┌─ Information shown
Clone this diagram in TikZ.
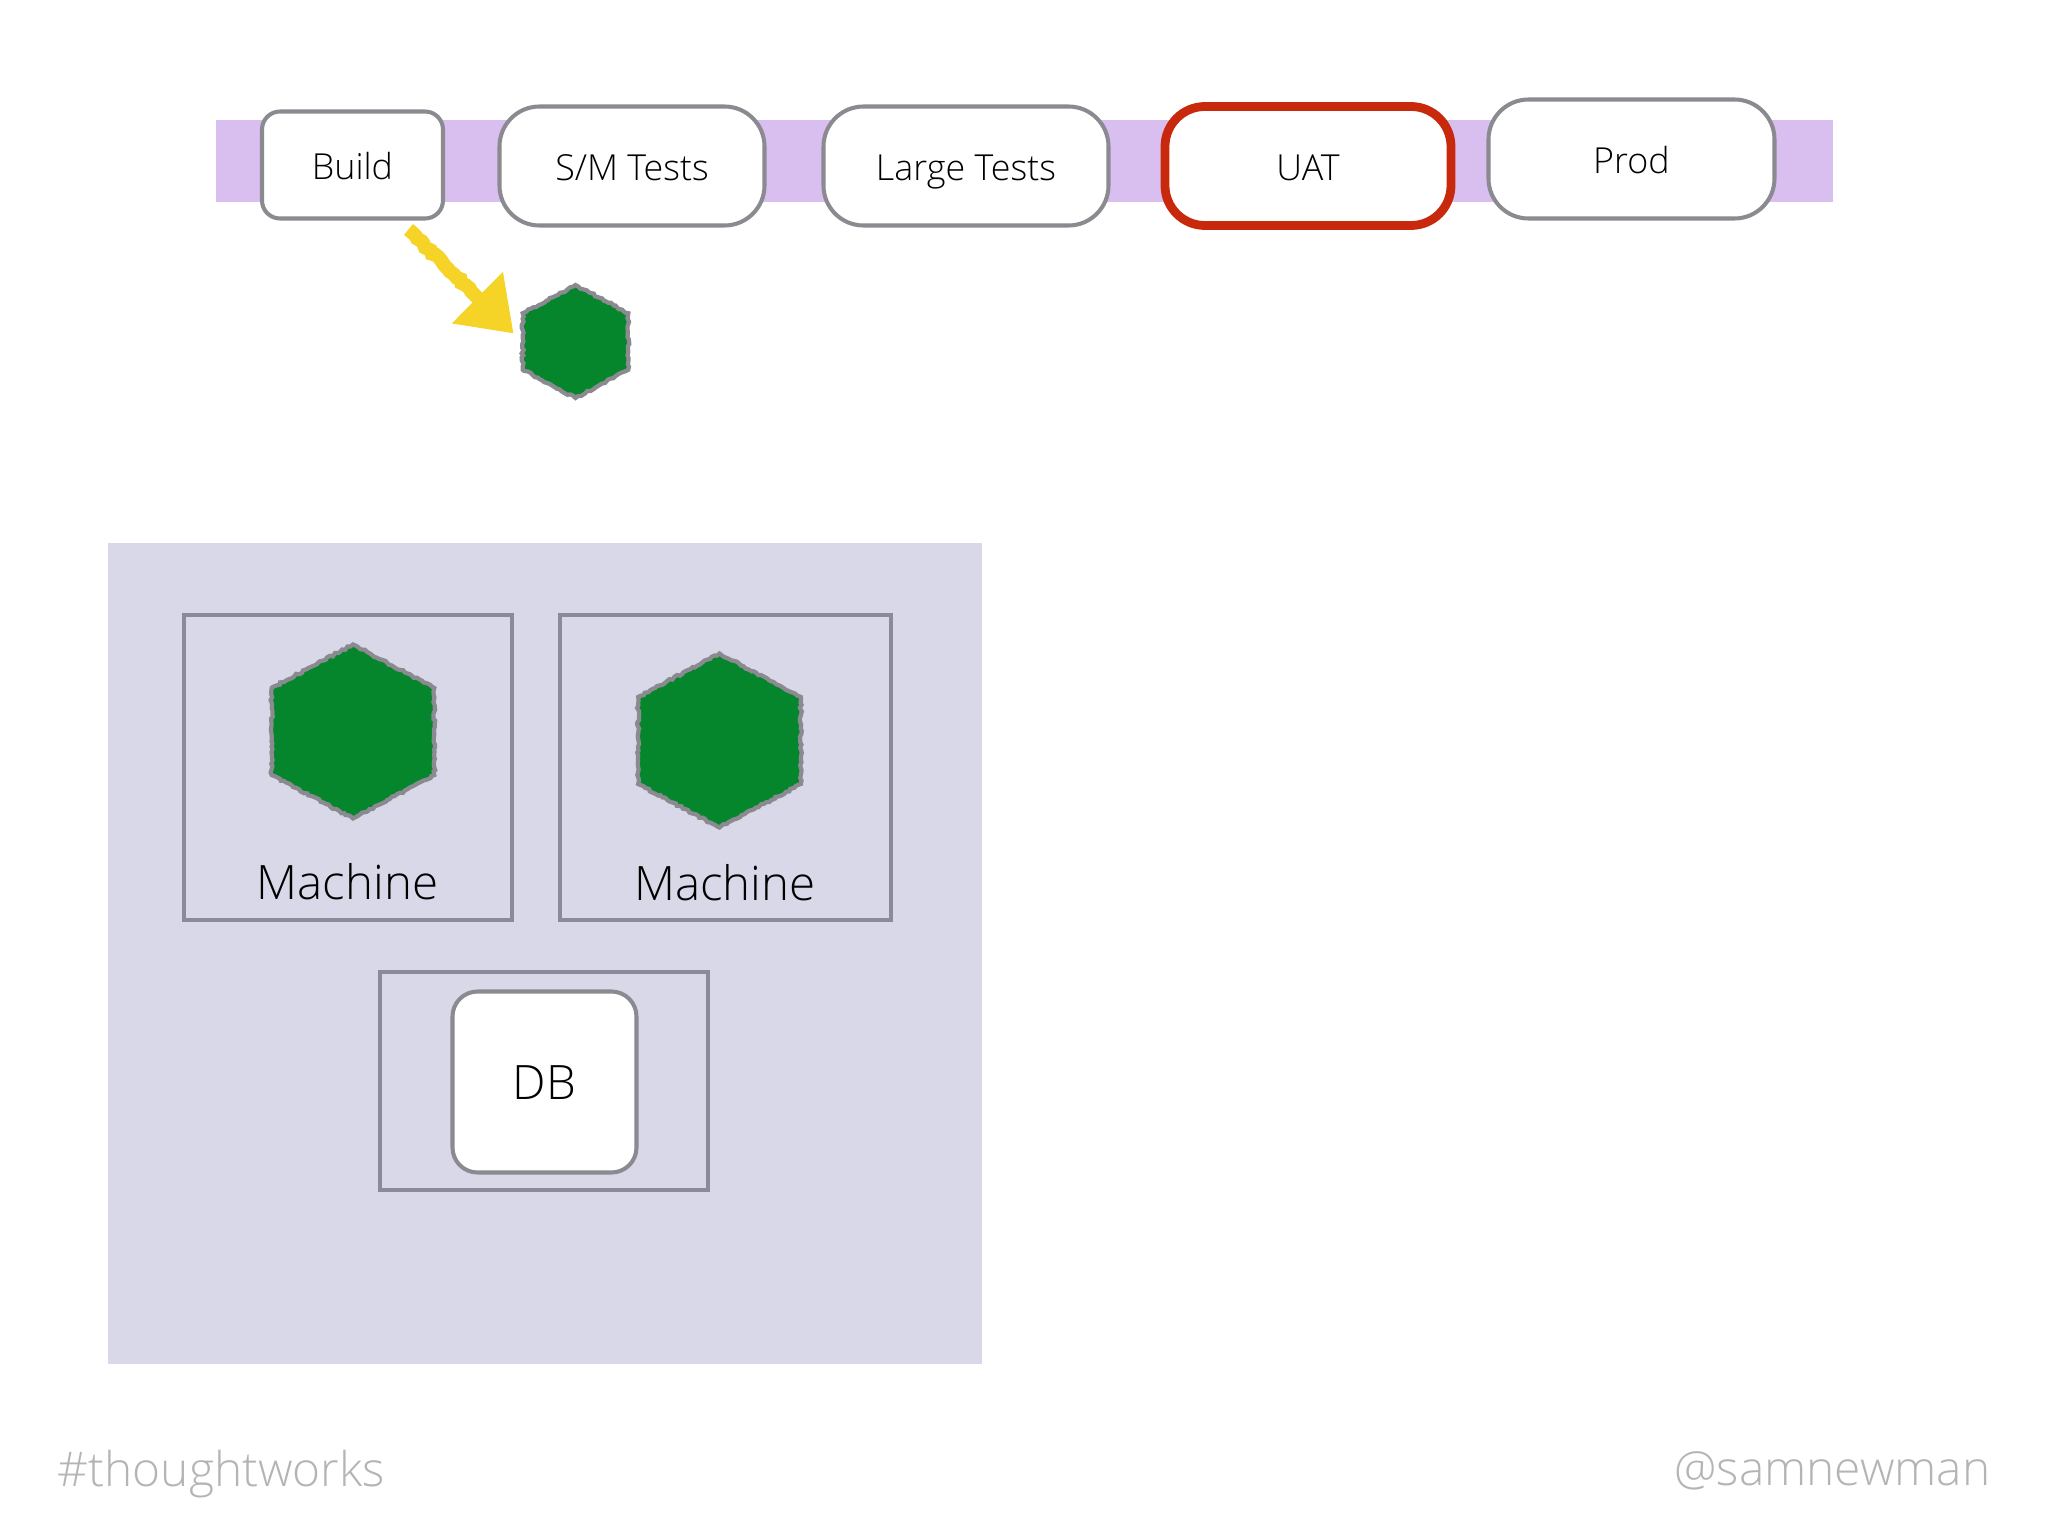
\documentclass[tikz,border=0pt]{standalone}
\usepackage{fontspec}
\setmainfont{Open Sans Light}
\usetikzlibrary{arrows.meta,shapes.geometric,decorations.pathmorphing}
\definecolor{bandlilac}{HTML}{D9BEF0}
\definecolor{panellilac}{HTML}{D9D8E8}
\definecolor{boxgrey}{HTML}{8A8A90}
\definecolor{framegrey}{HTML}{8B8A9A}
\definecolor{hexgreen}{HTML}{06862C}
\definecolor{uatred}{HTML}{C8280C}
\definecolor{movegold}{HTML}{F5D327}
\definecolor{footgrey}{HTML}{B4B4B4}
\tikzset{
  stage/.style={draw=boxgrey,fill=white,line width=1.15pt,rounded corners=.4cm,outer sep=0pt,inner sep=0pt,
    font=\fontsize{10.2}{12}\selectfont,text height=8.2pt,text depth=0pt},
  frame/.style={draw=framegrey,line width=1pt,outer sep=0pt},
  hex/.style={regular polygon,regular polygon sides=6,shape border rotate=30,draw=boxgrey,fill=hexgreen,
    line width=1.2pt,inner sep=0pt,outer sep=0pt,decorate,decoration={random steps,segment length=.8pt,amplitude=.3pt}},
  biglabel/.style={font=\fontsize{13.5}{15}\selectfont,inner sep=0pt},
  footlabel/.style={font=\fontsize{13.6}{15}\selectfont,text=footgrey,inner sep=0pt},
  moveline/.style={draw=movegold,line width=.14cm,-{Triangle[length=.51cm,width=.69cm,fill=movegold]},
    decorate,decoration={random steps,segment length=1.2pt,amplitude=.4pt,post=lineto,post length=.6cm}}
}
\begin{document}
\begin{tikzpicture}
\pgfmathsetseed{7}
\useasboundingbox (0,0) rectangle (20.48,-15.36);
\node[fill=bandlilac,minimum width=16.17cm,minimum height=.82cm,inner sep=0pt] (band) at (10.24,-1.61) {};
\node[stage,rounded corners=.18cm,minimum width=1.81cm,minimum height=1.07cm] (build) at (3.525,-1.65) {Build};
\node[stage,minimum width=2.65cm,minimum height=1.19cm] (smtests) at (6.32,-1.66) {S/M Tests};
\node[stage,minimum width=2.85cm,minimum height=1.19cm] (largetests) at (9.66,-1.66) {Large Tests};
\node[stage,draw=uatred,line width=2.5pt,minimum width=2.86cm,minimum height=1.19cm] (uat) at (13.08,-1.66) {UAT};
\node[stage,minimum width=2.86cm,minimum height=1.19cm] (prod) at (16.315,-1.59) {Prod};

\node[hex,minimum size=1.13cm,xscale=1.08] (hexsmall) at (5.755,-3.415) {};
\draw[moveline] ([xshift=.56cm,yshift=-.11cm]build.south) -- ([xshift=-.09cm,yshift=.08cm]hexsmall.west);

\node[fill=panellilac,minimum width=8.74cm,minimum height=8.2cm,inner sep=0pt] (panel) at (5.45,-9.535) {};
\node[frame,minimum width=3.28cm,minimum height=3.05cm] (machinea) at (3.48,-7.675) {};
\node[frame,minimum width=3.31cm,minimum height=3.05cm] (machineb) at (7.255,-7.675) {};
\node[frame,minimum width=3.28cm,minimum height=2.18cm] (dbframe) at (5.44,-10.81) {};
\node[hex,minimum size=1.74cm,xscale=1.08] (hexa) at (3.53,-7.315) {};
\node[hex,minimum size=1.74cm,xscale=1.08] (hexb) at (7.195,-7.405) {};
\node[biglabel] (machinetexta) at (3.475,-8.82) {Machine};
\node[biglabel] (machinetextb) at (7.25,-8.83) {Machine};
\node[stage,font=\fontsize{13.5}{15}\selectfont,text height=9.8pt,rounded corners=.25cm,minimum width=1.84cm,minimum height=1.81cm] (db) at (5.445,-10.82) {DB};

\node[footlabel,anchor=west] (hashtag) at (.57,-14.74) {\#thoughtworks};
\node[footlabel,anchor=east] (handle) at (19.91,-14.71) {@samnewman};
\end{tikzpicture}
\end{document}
└─
┌─ Information shown
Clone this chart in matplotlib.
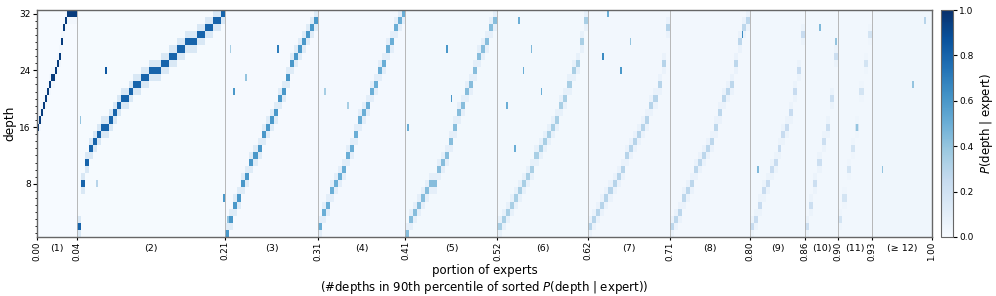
└─
Work to do |
Within the listing above, extract exactly the lines that run from the one containing "Clone this diagram in TikZ." through the one containing "width=2.86cm,minimum height=1.19cm] (prod)", excluding any pictures.

Complete response |
Clone this diagram in TikZ.
\documentclass[tikz,border=0pt]{standalone}
\usepackage{fontspec}
\setmainfont{Open Sans Light}
\usetikzlibrary{arrows.meta,shapes.geometric,decorations.pathmorphing}
\definecolor{bandlilac}{HTML}{D9BEF0}
\definecolor{panellilac}{HTML}{D9D8E8}
\definecolor{boxgrey}{HTML}{8A8A90}
\definecolor{framegrey}{HTML}{8B8A9A}
\definecolor{hexgreen}{HTML}{06862C}
\definecolor{uatred}{HTML}{C8280C}
\definecolor{movegold}{HTML}{F5D327}
\definecolor{footgrey}{HTML}{B4B4B4}
\tikzset{
  stage/.style={draw=boxgrey,fill=white,line width=1.15pt,rounded corners=.4cm,outer sep=0pt,inner sep=0pt,
    font=\fontsize{10.2}{12}\selectfont,text height=8.2pt,text depth=0pt},
  frame/.style={draw=framegrey,line width=1pt,outer sep=0pt},
  hex/.style={regular polygon,regular polygon sides=6,shape border rotate=30,draw=boxgrey,fill=hexgreen,
    line width=1.2pt,inner sep=0pt,outer sep=0pt,decorate,decoration={random steps,segment length=.8pt,amplitude=.3pt}},
  biglabel/.style={font=\fontsize{13.5}{15}\selectfont,inner sep=0pt},
  footlabel/.style={font=\fontsize{13.6}{15}\selectfont,text=footgrey,inner sep=0pt},
  moveline/.style={draw=movegold,line width=.14cm,-{Triangle[length=.51cm,width=.69cm,fill=movegold]},
    decorate,decoration={random steps,segment length=1.2pt,amplitude=.4pt,post=lineto,post length=.6cm}}
}
\begin{document}
\begin{tikzpicture}
\pgfmathsetseed{7}
\useasboundingbox (0,0) rectangle (20.48,-15.36);
\node[fill=bandlilac,minimum width=16.17cm,minimum height=.82cm,inner sep=0pt] (band) at (10.24,-1.61) {};
\node[stage,rounded corners=.18cm,minimum width=1.81cm,minimum height=1.07cm] (build) at (3.525,-1.65) {Build};
\node[stage,minimum width=2.65cm,minimum height=1.19cm] (smtests) at (6.32,-1.66) {S/M Tests};
\node[stage,minimum width=2.85cm,minimum height=1.19cm] (largetests) at (9.66,-1.66) {Large Tests};
\node[stage,draw=uatred,line width=2.5pt,minimum width=2.86cm,minimum height=1.19cm] (uat) at (13.08,-1.66) {UAT};
\node[stage,minimum width=2.86cm,minimum height=1.19cm] (prod) at (16.315,-1.59) {Prod};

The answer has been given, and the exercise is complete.